Christian, my new assistant, was reading this monster opus from a US creator and could not get over just how brilliant and quick it was to draw him in. "Are we doing ### #######?"
"Dunno, it's through an agent and agents haven't got the same ethics we hope people will see we've got."
"That's a real shame, this is really good and deserves an audience."
"Then it will, even if it's with someone else."
Then why did we do some zombie books?
Because, having been out of comics for 10 years, the idea of producing a zombie anthology seemed to be a no-brainer. It was a no-brainer - the wrong way round...
So that's why I think Borderline Press needs a blunt and pithy mission statement.
My final observation from the weekend was thanks to a (I'm not being sexist, Ben) gorgeous young (blonde and attractive, in case she's reading this) lady who came back to the table on Saturday afternoon and bought 566 Frames using the last £12.56 she had in her pocket. She had returned three times to look at it and tentatively talk to the dull looking middle-aged men trying to sell them. I finally realised that she wanted the book but didn't have the cash, so did a deal with her.
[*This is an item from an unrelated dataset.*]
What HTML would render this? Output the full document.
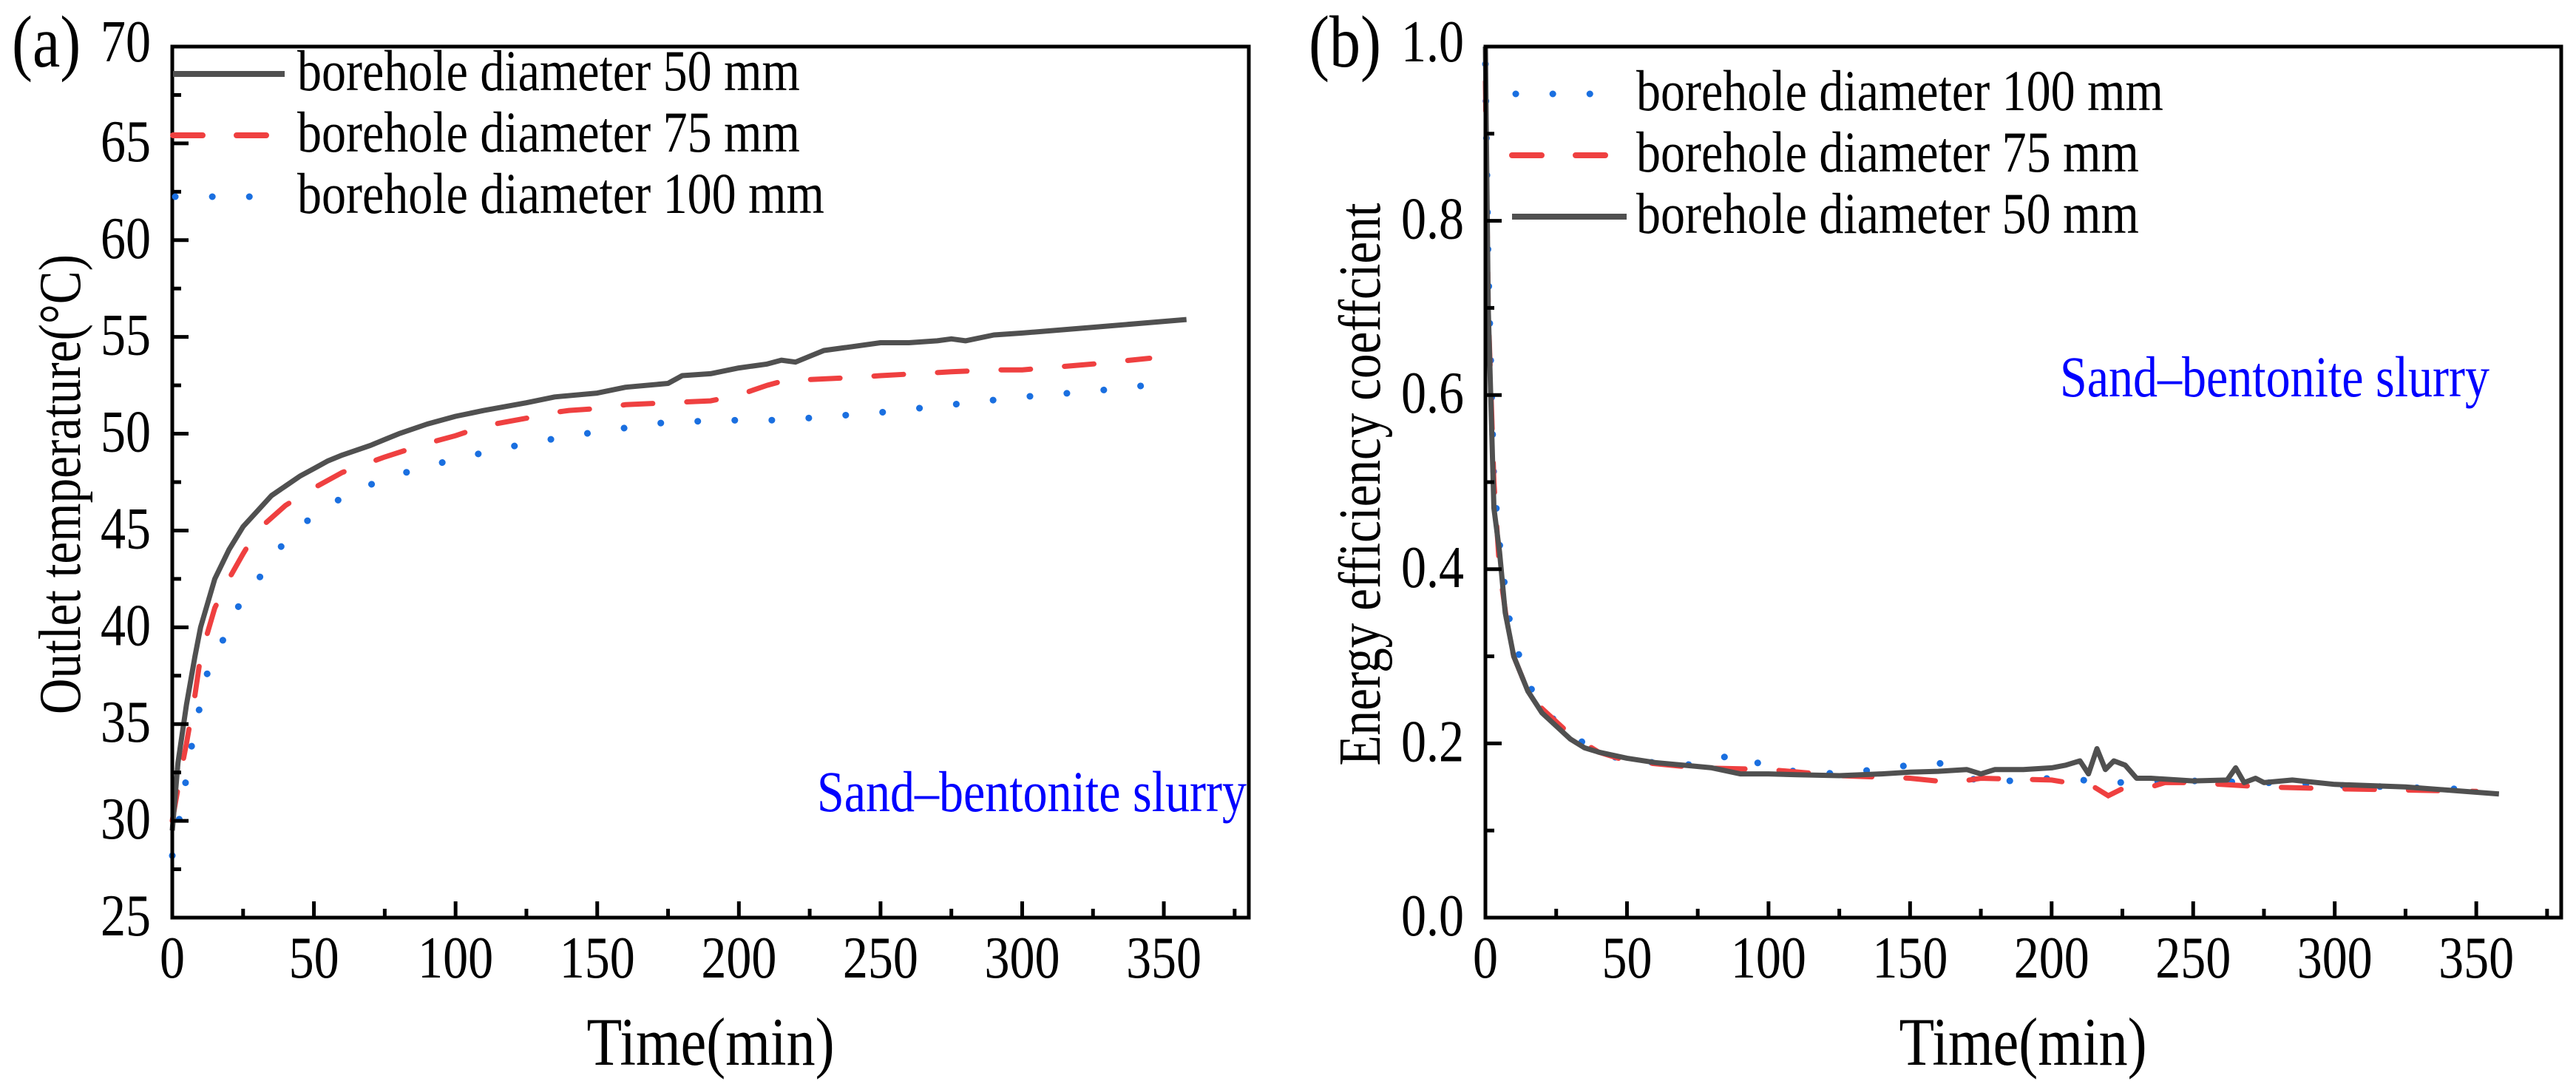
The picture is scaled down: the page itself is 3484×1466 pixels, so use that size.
<!DOCTYPE html>
<html><head><meta charset="utf-8"><style>
html,body{margin:0;padding:0;background:#fff;}
svg{display:block;}
svg text{font-family:"Liberation Serif","DejaVu Serif",serif;}
</style></head><body>
<svg id="fig" width="3484" height="1466" viewBox="0 0 3484 1466"></svg>
<script>
// ---- Panel (a) data: outlet temperature ----
const aT50 = [0,2,5,8,10,15,20,25,30,35,40,45,50,55,60,70,75,80,90,100,110,125,135,150,160,175,180,190,200,210,215,220,225,230,240,250,260,270,275,280,290,300,325,358];
const aV50 = [29.5,33,36,38.5,40,42.5,44,45.2,46,46.8,47.3,47.8,48.2,48.6,48.9,49.4,49.7,50,50.5,50.9,51.2,51.6,51.9,52.1,52.4,52.6,53,53.1,53.4,53.6,53.8,53.7,54,54.3,54.5,54.7,54.7,54.8,54.9,54.8,55.1,55.2,55.5,55.9];
const aT75 = [0,3,5,8,10,15,20,25,30,40,50,60,75,90,100,110,125,130,140,150,160,175,190,200,210,220,225,240,250,275,290,300,325,345];
const aV75 = [30,32.5,34,36.5,38.5,41,42.5,43.8,45,46.3,47.2,48,48.8,49.5,49.9,50.4,50.8,51,51.2,51.3,51.5,51.6,51.7,52,52.5,52.9,52.8,52.9,53,53.2,53.3,53.3,53.6,53.9];
const aT100 = [0,3,7,12,20,25,30,40,50,60,75,90,100,125,150,175,200,215,250,275,300,325,350];
const aV100 = [28.2,30.5,34,37.5,40,41.6,42.4,44.5,45.8,46.7,47.7,48.3,48.7,49.5,50.1,50.6,50.7,50.7,51.1,51.5,51.9,52.2,52.6];
const aXTicks = [0,50,100,150,200,250,300,350];
const aYTicks = [25,30,35,40,45,50,55,60,65,70];
// ---- Panel (b) data: energy efficiency coefficient ----
const bT50 = [0,1,3,5,7,10,15,20,25,30,35,40,50,60,70,80,90,100,110,125,140,150,160,170,175,180,190,200,205,210,213,216,219,222,226,230,235,250,262,265,268,272,275,285,300,325,358];
const bV50 = [1.0,0.7,0.47,0.42,0.35,0.3,0.26,0.235,0.22,0.205,0.195,0.19,0.183,0.178,0.175,0.172,0.165,0.165,0.164,0.163,0.165,0.167,0.168,0.17,0.165,0.17,0.17,0.172,0.175,0.18,0.165,0.194,0.17,0.18,0.175,0.16,0.16,0.157,0.158,0.172,0.155,0.16,0.155,0.158,0.153,0.15,0.142];
const bT75 = [0,1,3,5,8,10,15,20,30,40,50,75,100,125,150,165,175,200,215,220,225,235,240,250,275,300,350];
const bV75 = [0.96,0.7,0.5,0.4,0.33,0.3,0.26,0.24,0.21,0.19,0.18,0.172,0.17,0.163,0.16,0.155,0.16,0.158,0.15,0.14,0.148,0.15,0.155,0.155,0.15,0.148,0.145];
const bT100 = [0,1,3,5,8,10,15,20,30,40,50,75,90,100,125,150,160,175,200,225,250,275,300,350];
const bV100 = [0.98,0.75,0.5,0.43,0.35,0.32,0.27,0.24,0.21,0.19,0.18,0.175,0.19,0.17,0.165,0.175,0.178,0.155,0.16,0.155,0.157,0.155,0.152,0.147];
const bXTicks = [0,50,100,150,200,250,300,350];
const bYTicks = [0.0,0.2,0.4,0.6,0.8,1.0];

const NS = "http://www.w3.org/2000/svg";
const svg = document.getElementById("fig");
function el(tag, attrs, parent){ const e=document.createElementNS(NS,tag); for(const k in attrs) e.setAttribute(k,attrs[k]); (parent||svg).appendChild(e); return e; }
const SY = 1.18;
function txt(parent, x, y, size, anchor, str, extra){
  const a = Object.assign({x:0,y:0,"font-size":size,"text-anchor":anchor,transform:`translate(${x},${y}) scale(1,${SY})`}, extra||{});
  const t = el("text", a, parent); t.textContent = str; return t;
}

const GRAY="#505050", RED="#ef4040", BLUE="#1a6fe0";
const styles = {
  s50:{stroke:GRAY,"stroke-width":7,fill:"none","stroke-linejoin":"round"},
  s75:{stroke:RED,"stroke-width":7,fill:"none","stroke-dasharray":"40 46","stroke-linecap":"round"},
  s100:{stroke:BLUE,"stroke-width":9,fill:"none","stroke-dasharray":"0.1 50","stroke-linecap":"round"}
};

function panel(o){
  const g = el("g",{});
  
  
  const L=o.left, R=o.right, T=63, B=1241;
  const xs = t => L + t*(R-L)/380;
  const ys = v => B - (v-o.ymin)*(B-T)/(o.ymax-o.ymin);
  o.series.forEach(s=>{
    let d=""; s.t.forEach((t,i)=>{ d+=(i?"L":"M")+xs(t).toFixed(1)+","+ys(s.v[i]).toFixed(1); });
    const p=el("path",Object.assign({d:d},styles[s.style]),g);
    
    
  });
  const f=el("rect",{x:L,y:T,width:R-L,height:B-T,fill:"none",stroke:"#000","stroke-width":5},g);
  
  
  for(let t=0;t<=375;t+=25){
    const major = t%50===0;
    el("line",{x1:xs(t),x2:xs(t),y1:B,y2:B-(major?22:12),stroke:"#000","stroke-width":5},g);
  }
  o.xticks.forEach(t=>{
    const tx=txt(g, xs(t), 1322, 68, "middle", String(t));
    
    
  });
  const step=o.yticks[1]-o.yticks[0];
  for(let i=0;i<o.yticks.length;i++){
    const v=o.yticks[i];
    el("line",{x1:L,x2:L+22,y1:ys(v),y2:ys(v),stroke:"#000","stroke-width":5},g);
    if(i<o.yticks.length-1){ const m=v+step/2; el("line",{x1:L,x2:L+12,y1:ys(m),y2:ys(m),stroke:"#000","stroke-width":5},g); }
    const ty = i===o.yticks.length-1 ? 83 : ys(v)+24;
    const tx=txt(g, L-29, ty, 68, "end", o.fmt(v));
    
    
  }
  const xt=txt(g, o.xtx, 1440, 78, "middle", "Time(min)");
  
  
  const yt=el("text",{x:0,y:0,"font-size":80,"text-anchor":"middle",transform:`translate(${o.ytx},655) rotate(-90) scale(0.84,1)`},g);
  yt.textContent=o.ytitle;
  
  
  const pl=txt(g, o.plx, 90, 84, "start", o.plabel);
  
  
  const an=txt(g, o.anx, o.any, 66, "start", "Sand\u2013bentonite slurry", {fill:"#0000ff"});
  
  
  o.legend.forEach(e=>{
    const lg=el("g",{},g);
    
    
    el("path",Object.assign({d:`M${e.x1},${e.y}L${e.x2},${e.y}`},styles[e.style],{"stroke-width":e.style==="s100"?9:8}),lg);
    txt(lg, e.tx, e.y+22, 66, "start", e.label);
  });
}

panel({name:"panel-a-outlet-temperature",left:233,right:1689,ymin:25,ymax:70,xticks:aXTicks,yticks:aYTicks,fmt:v=>String(v),
  xtx:961,ytx:108,ytitle:"Outlet temperature(\u00B0C)",plx:16,plabel:"(a)",anx:1105,any:1097,
  series:[{name:"series-100mm",t:aT100,v:aV100,style:"s100"},{name:"series-75mm",t:aT75,v:aV75,style:"s75"},{name:"series-50mm",t:aT50,v:aV50,style:"s50"}],
  legend:[{y:100,x1:234,x2:385,tx:402,style:"s50",label:"borehole diameter 50 mm"},
          {y:183,x1:234,x2:362,tx:402,style:"s75",label:"borehole diameter 75 mm"},
          {y:266,x1:237,x2:350,tx:402,style:"s100",label:"borehole diameter 100 mm"}]});

panel({name:"panel-b-energy-efficiency",left:2009,right:3464,ymin:0,ymax:1,xticks:bXTicks,yticks:bYTicks,fmt:v=>v.toFixed(1),
  xtx:2736,ytx:1866,ytitle:"Energy efficiency coeffcient",plx:1770,plabel:"(b)",anx:2786,any:536,
  series:[{name:"series-100mm",t:bT100,v:bV100,style:"s100"},{name:"series-75mm",t:bT75,v:bV75,style:"s75"},{name:"series-50mm",t:bT50,v:bV50,style:"s50"}],
  legend:[{y:127,x1:2050,x2:2160,tx:2213,style:"s100",label:"borehole diameter 100 mm"},
          {y:210,x1:2045,x2:2175,tx:2213,style:"s75",label:"borehole diameter 75 mm"},
          {y:293,x1:2045,x2:2200,tx:2213,style:"s50",label:"borehole diameter 50 mm"}]});
</script>
</body></html>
"I'd love to buy this [Hunger House] and this [ZCS] because it's clear that you're a female-friendly publisher." And, do you know, I could have taken £12.56 all weekend and that would have pleased me more than being given the opportunity to have no-questions-asked-sweaty-sex with Karen Gillen (which, incidentally, I haven't ever had the opportunity... yet).
We are, essentially, a female friendly publisher! We publish women and we mainly want to publish books that will appeal to women as much as they will for men.
Verity Fair is created by a man, but is all about women. Seamonster is very much the kind of thing women would be happy to have on their book shelves. And, do you know something, I don't think this fact hinders us at all. You could say that I'm alienating my own gender, to this I say, you can't alienate quality and if they can't see that they can stick with their superheroes a spandex.